The following article was published in WRAL TechWire on February 10, 2020

RALEIGH — By 2020, every county in North Carolina will have a digital inclusion plan. That’s the goal of a new grant program, Building a New Digital Economy in NC (BAND-NC), rolled out by NC State University’s Institute for Emerging Issues (IEI) today.

BAND-NC, which  launched with initial support from Roanoke Electric Cooperative and the North Carolina’s Electric Cooperatives, in partnership with the NC Broadband Infrastructure Office (BIO), will provide grants of up to $5,000 to counties to develop plans to increase the percentage of their residents that adopt and are able to use broadband services.

IEI Director Leslie Boney says North Carolina is making progress in ensuring broadband is available to people across the state, but there’s also an “adoption problem.”

“Right now, just 59 percent of people with access to broadband are subscribing to it. And with lower rates of adoption in rural counties and among lower income families, if we don’t plan now to include people digitally, those people and their communities will get further and further behind,” he said.

“By working on this now, we have a chance for North Carolina to lead the country when it comes to internet adoption and taking full advantage of that. If we do that, it’s going to unleash incredible power in our economy.”

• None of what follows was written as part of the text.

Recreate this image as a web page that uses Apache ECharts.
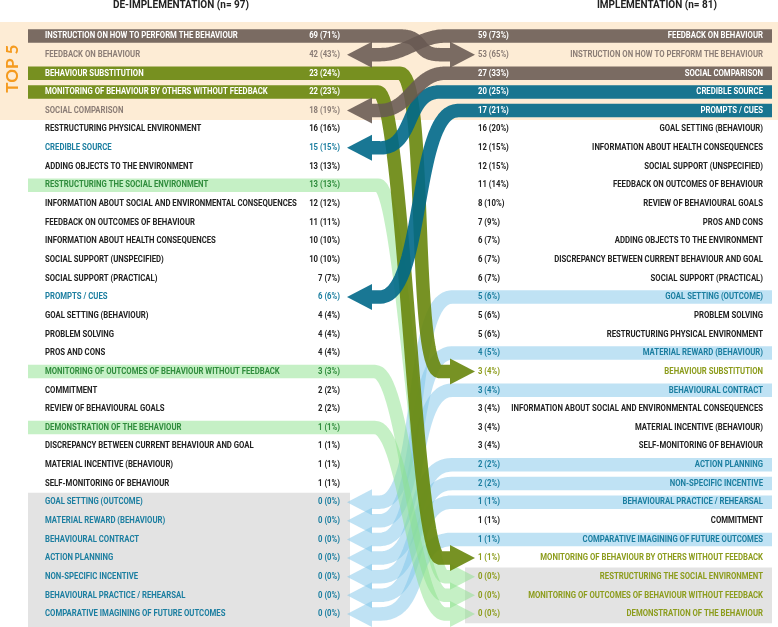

Digital inclusion plans will include strategies to increase access to devices and make broadband affordable to more people. They also aim to equip a range of stakeholders with knowledge of how to utilize broadband. The end game: enabling young learners to do homework online and older learners to retrain online, expanding job possibilities through telework, improving access to telehealth services, expanding business markets, improving crop yields and adding efficiency to farm operations, IEI says.